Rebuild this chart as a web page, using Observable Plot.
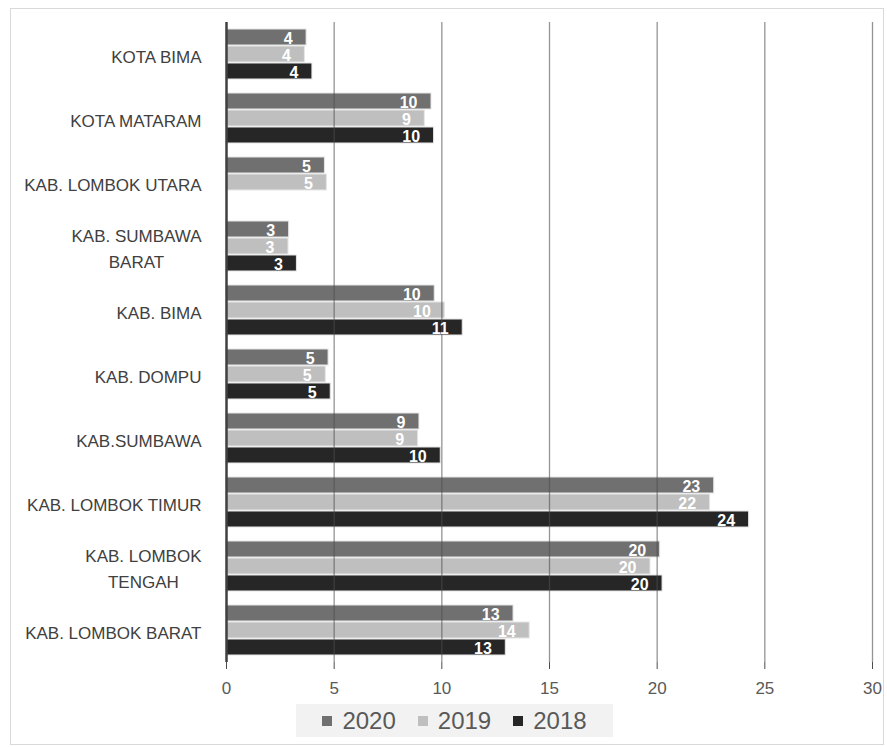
<!DOCTYPE html>
<html><head><meta charset="utf-8">
<script src="https://cdn.jsdelivr.net/npm/d3@7"></script>
<script src="https://cdn.jsdelivr.net/npm/@observablehq/plot@0.6"></script>
<style>
body{margin:0;background:#fff;font-family:"Liberation Sans",Arial,sans-serif;}
#wrap{position:relative;width:887px;height:747px;overflow:hidden;}
#frame{position:absolute;left:10px;top:8px;width:874px;height:737px;border:1px solid #d9d9d9;box-sizing:border-box;}
#chart{position:absolute;left:0;top:0;}
#legend{position:absolute;left:296px;top:704px;width:317px;height:33px;background:#f2f2f2;display:flex;align-items:center;justify-content:center;gap:22px;color:#595959;font-size:24px;}
#legend span.item{display:flex;align-items:center;gap:10px;}
#legend span.sw{display:inline-block;width:10px;height:10px;}
</style></head>
<body>
<div id="wrap"><div id="frame"></div><div id="chart"></div><div id="legend"></div></div>
<script>
const categories = ["KOTA BIMA","KOTA MATARAM","KAB. LOMBOK UTARA","KAB. SUMBAWA\nBARAT","KAB. BIMA","KAB. DOMPU","KAB.SUMBAWA","KAB. LOMBOK TIMUR","KAB. LOMBOK\nTENGAH","KAB. LOMBOK BARAT"];
const seriesNames = ["2020","2019","2018"];
const seriesColors = ["#707070","#bfbfbf","#262626"];
const values2020 = [3.72, 9.52, 4.57, 2.91, 9.67, 4.74, 8.96, 22.65, 20.14, 13.33];
const values2019 = [3.64, 9.21, 4.66, 2.88, 10.14, 4.61, 8.90, 22.46, 19.69, 14.08];
const values2018 = [3.99, 9.64, null, 3.27, 10.97, 4.84, 9.95, 24.27, 20.25, 12.97];
const xTicks = [0,5,10,15,20,25,30];

const seriesValues = [values2020, values2019, values2018];
const data = [];
categories.forEach((c, i) => seriesNames.forEach((s, j) => {
  const v = seriesValues[j][i];
  if (v != null) data.push({category: c, series: s, value: v});
}));

const font = "'Liberation Sans', Arial, sans-serif";
const chart = Plot.plot({
  width: 887, height: 705,
  marginLeft: 226, marginRight: 15, marginTop: 20, marginBottom: 41,
  style: {fontFamily: font, background: "transparent"},
  x: {domain: [0, 30], ticks: xTicks},
  fy: {domain: categories, padding: 0},
  y: {domain: seriesNames, paddingInner: 0.05, paddingOuter: 0.32, axis: null},
  color: {domain: seriesNames, range: seriesColors},
  marks: [
    Plot.barX(data, {fy: "category", y: "series", x: "value", fill: "series", stroke: "#e6e6e6", strokeWidth: 1}),
    Plot.gridX({ticks: xTicks.slice(1), stroke: "#4d4d4d", strokeOpacity: 0.6, strokeWidth: 1.3}),
    Plot.ruleX([0], {stroke: "#404040", strokeWidth: 2.5}),
    Plot.text(data, {fy: "category", y: "series", x: "value", text: d => d3.format(".0f")(d.value),
      textAnchor: "end", dx: -14, dy: 1, fill: "white", fontWeight: "bold", fontSize: 16, fontFamily: font}),
    Plot.axisX({ticks: xTicks, tickSize: 7, tickPadding: 12, fontSize: 17, stroke: "#4d4d4d", color: "#595959", label: null}),
    Plot.axisFy({anchor: "left", label: null, tickSize: 0, tickPadding: 25, fontSize: 17, color: "#404040", lineHeight: 1.55})
  ]
});
document.getElementById("chart").appendChild(chart);

// center multi-line category labels within their block
chart.querySelectorAll('g[aria-label="fy-axis tick label"] text').forEach(t => {
  const spans = Array.from(t.querySelectorAll("tspan"));
  if (spans.length > 1) {
    const w = spans.map(s => s.getComputedTextLength());
    const W = Math.max(...w);
    spans.forEach((s, i) => s.setAttribute("x", -(W - w[i]) / 2));
  }
});

const legend = document.getElementById("legend");
seriesNames.forEach((s, j) => {
  const item = document.createElement("span");
  item.className = "item";
  const sw = document.createElement("span");
  sw.className = "sw"; sw.style.background = seriesColors[j];
  const tx = document.createElement("span");
  tx.textContent = s;
  item.appendChild(sw); item.appendChild(tx);
  legend.appendChild(item);
});
</script>
</body></html>
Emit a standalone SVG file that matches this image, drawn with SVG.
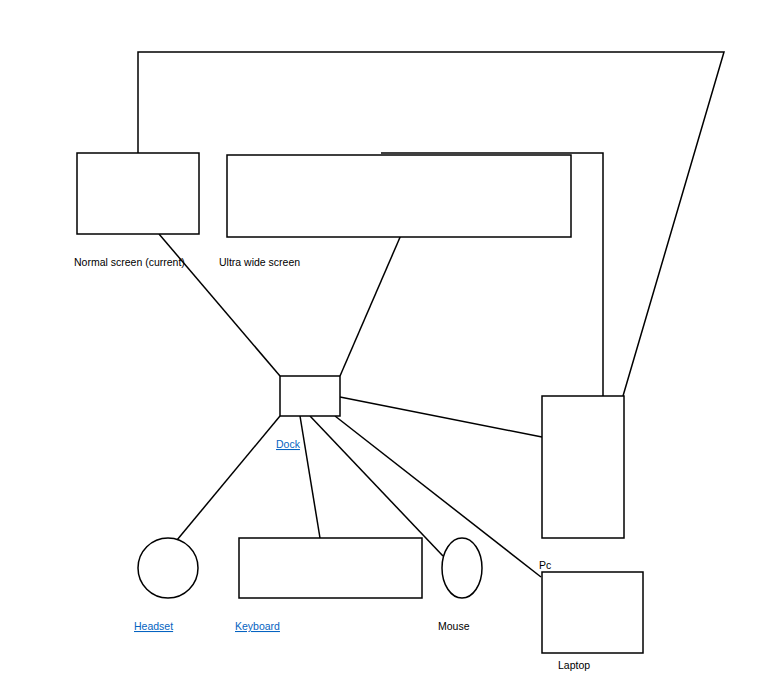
<svg xmlns="http://www.w3.org/2000/svg" width="780" height="695" viewBox="0 0 780 695">
<style>
.s{fill:#fff;stroke:#000;stroke-width:1.5}
.c{fill:none;stroke:#000;stroke-width:1.5}
text{font-family:"Liberation Sans",Arial,sans-serif;font-size:10.5px;fill:#000}
.l{fill:#0563c1;text-decoration:underline}
</style>
<rect width="780" height="695" fill="#fff"/>
<g id="connectors">
<polyline class="c" points="138,153 138,52 724,52 623,396"/>
<polyline class="c" points="381,153 603,153 603,396"/>
<line class="c" x1="159" y1="234" x2="280" y2="376"/>
<line class="c" x1="401" y1="235" x2="340" y2="376"/>
<line class="c" x1="340" y1="397" x2="542" y2="437"/>
<line class="c" x1="280" y1="416" x2="177" y2="540"/>
<line class="c" x1="300" y1="416" x2="320" y2="538"/>
<line class="c" x1="310" y1="416" x2="443" y2="556"/>
<line class="c" x1="335" y1="416" x2="541" y2="577"/>
</g>
<g id="normal"><rect class="s" x="77" y="153" width="122" height="81"/><text x="74" y="266">Normal screen (current)</text></g>
<g id="ultra"><rect class="s" x="227" y="155" width="344" height="82"/><text x="219" y="266">Ultra wide screen</text></g>
<g id="dock"><rect class="s" x="280" y="376" width="60" height="40"/><text class="l" x="276" y="448">Dock</text></g>
<g id="pc"><rect class="s" x="542" y="396" width="82" height="142"/><text x="539" y="569">Pc</text></g>
<g id="laptop"><rect class="s" x="542" y="572" width="101" height="81"/><text x="558" y="669">Laptop</text></g>
<g id="headset"><circle class="s" cx="168" cy="568" r="30"/><text class="l" x="134" y="630">Headset</text></g>
<g id="keyboard"><rect class="s" x="239" y="538" width="183" height="60"/><text class="l" x="235" y="630">Keyboard</text></g>
<g id="mouse"><ellipse class="s" cx="462" cy="568" rx="20" ry="30"/><text x="438" y="630">Mouse</text></g>
</svg>
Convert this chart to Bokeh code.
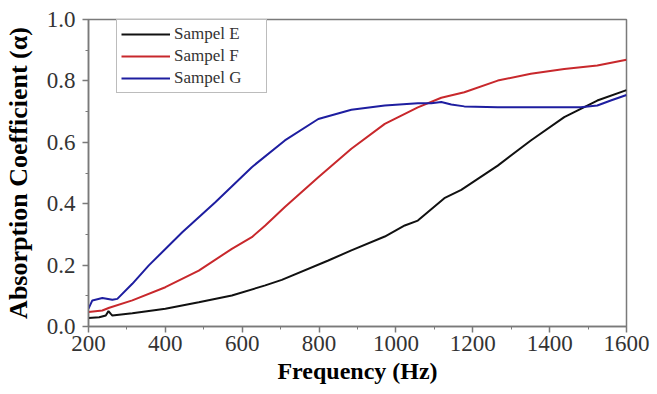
from bokeh.plotting import figure
from bokeh.models import FixedTicker, NumeralTickFormatter, Legend, LegendItem, Range1d
from bokeh.embed import file_html
from bokeh.resources import INLINE

# Sampel E (black)
freq_e = [200, 228, 245, 252, 258, 262, 314, 400, 487, 573, 660, 703, 824, 884, 971, 1023,
          1057, 1126, 1170, 1265, 1351, 1438, 1524, 1600]
abs_e = [0.028, 0.030, 0.036, 0.050, 0.041, 0.036, 0.043, 0.058, 0.079, 0.101, 0.134, 0.152,
         0.215, 0.248, 0.293, 0.329, 0.345, 0.418, 0.445, 0.524, 0.606, 0.682, 0.736, 0.770]

# Sampel F (red)
freq_f = [200, 236, 254, 314, 400, 487, 573, 625, 660, 711, 798, 884, 971, 1057, 1118,
          1178, 1265, 1351, 1438, 1524, 1600]
abs_f = [0.047, 0.052, 0.061, 0.085, 0.128, 0.182, 0.253, 0.291, 0.329, 0.389, 0.486, 0.579,
         0.660, 0.714, 0.745, 0.763, 0.801, 0.823, 0.839, 0.850, 0.869]

# Sampel G (blue)
freq_g = [200, 210, 236, 262, 275, 314, 357, 444, 530, 625, 711, 798, 884, 971, 1057, 1092,
          1118, 1144, 1178, 1265, 1351, 1481, 1524, 1559, 1600]
abs_g = [0.058, 0.085, 0.093, 0.087, 0.090, 0.139, 0.199, 0.307, 0.405, 0.519, 0.606, 0.676,
         0.706, 0.720, 0.727, 0.727, 0.731, 0.723, 0.717, 0.714, 0.714, 0.714, 0.720, 0.736, 0.754]

labels = ["Sampel E", "Sampel F", "Sampel G"]
colors = ["#111111", "#c8282c", "#1e1ea0"]

x_ticks = [200, 400, 600, 800, 1000, 1200, 1400, 1600]
x_minor = [300, 500, 700, 900, 1100, 1300, 1500]
y_ticks = [0.0, 0.2, 0.4, 0.6, 0.8, 1.0]
y_minor = [0.1, 0.3, 0.5, 0.7, 0.9]

SERIF = "Liberation Serif"
AXC = "#7a7a7a"

p = figure(width=657, height=394, output_backend="svg", toolbar_location=None,
           x_range=Range1d(200, 1600), y_range=Range1d(0, 1.0),
           min_border_left=86, min_border_top=19, min_border_right=31, min_border_bottom=68)
p.grid.visible = False
p.outline_line_color = AXC
p.outline_line_width = 1.5
p.background_fill_color = "white"
p.border_fill_color = "white"

renderers = []
for fx, ay, c in zip([freq_e, freq_f, freq_g], [abs_e, abs_f, abs_g], colors):
    r = p.line(fx, ay, line_color=c, line_width=2)
    renderers.append(r)

p.xaxis.ticker = FixedTicker(ticks=x_ticks, minor_ticks=x_minor)
p.yaxis.ticker = FixedTicker(ticks=y_ticks, minor_ticks=y_minor)
p.yaxis.formatter = NumeralTickFormatter(format="0.0")

for ax in (p.xaxis[0], p.yaxis[0]):
    ax.axis_line_color = AXC
    ax.axis_line_width = 1.5
    ax.major_tick_line_color = AXC
    ax.minor_tick_line_color = AXC
    ax.major_tick_line_width = 1.5
    ax.major_tick_out = 6
    ax.major_tick_in = 0
    ax.minor_tick_out = 3
    ax.minor_tick_in = 0
    ax.major_label_text_font = SERIF
    ax.major_label_text_font_size = "23px"
    ax.major_label_text_color = "#333333"
    ax.axis_label_text_font = SERIF
    ax.axis_label_text_font_style = "bold"
    ax.axis_label_text_color = "#000000"

p.xaxis.axis_label = "Frequency (Hz)"
p.yaxis.axis_label = "Absorption Coefficient (\u03b1)"
p.xaxis.axis_label_text_font_size = "24px"
p.yaxis.axis_label_text_font_size = "26px"
p.xaxis.major_label_standoff = 3
p.xaxis.axis_label_standoff = 4
p.yaxis.major_label_standoff = 7
p.yaxis.axis_label_standoff = 11

legend = Legend(items=[LegendItem(label=l, renderers=[r]) for l, r in zip(labels, renderers)],
                location=(28, 233))
legend.label_text_font = SERIF
legend.label_text_font_size = "17px"
legend.label_text_color = "#333333"
legend.glyph_width = 49
legend.glyph_height = 20
legend.label_height = 20
legend.label_width = 88
legend.label_standoff = 4
legend.spacing = 2
legend.padding = 4
legend.margin = 0
legend.border_line_color = AXC
legend.border_line_width = 1.5
legend.background_fill_alpha = 1.0
p.add_layout(legend)

open("out.html", "w").write(file_html(p, INLINE))
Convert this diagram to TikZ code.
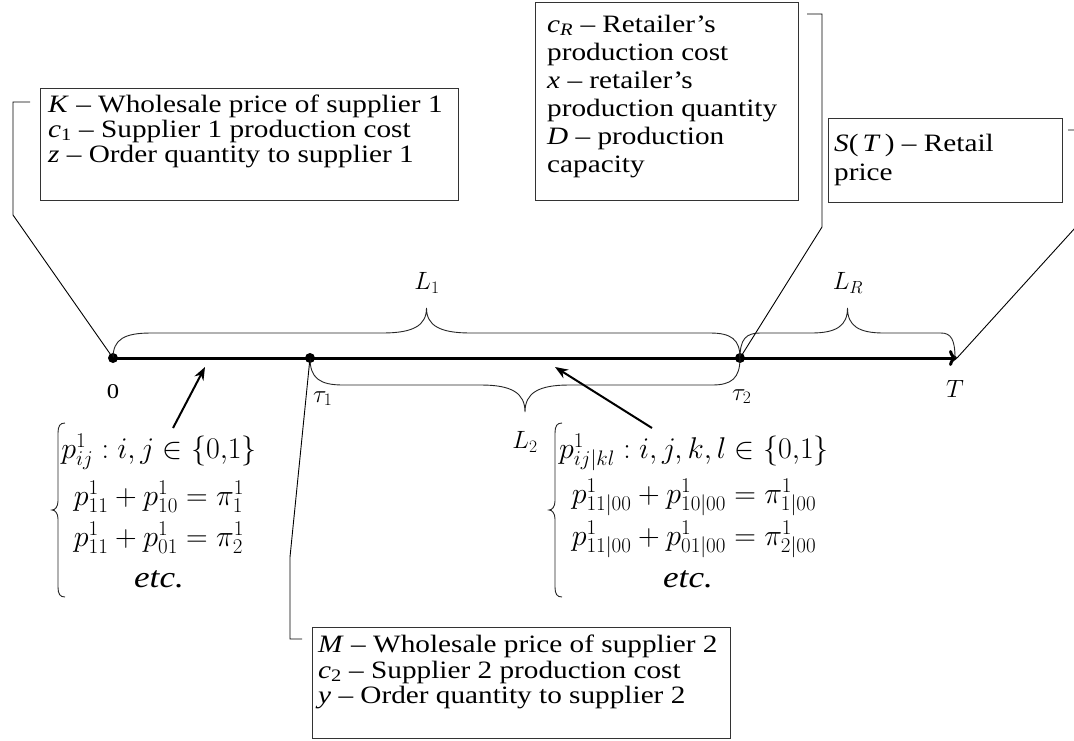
········
▶ AIM
State the count of lines in the data holding the word "code", adding nothing to it.

▶ ANSWER FOR THIS EXERCISE
2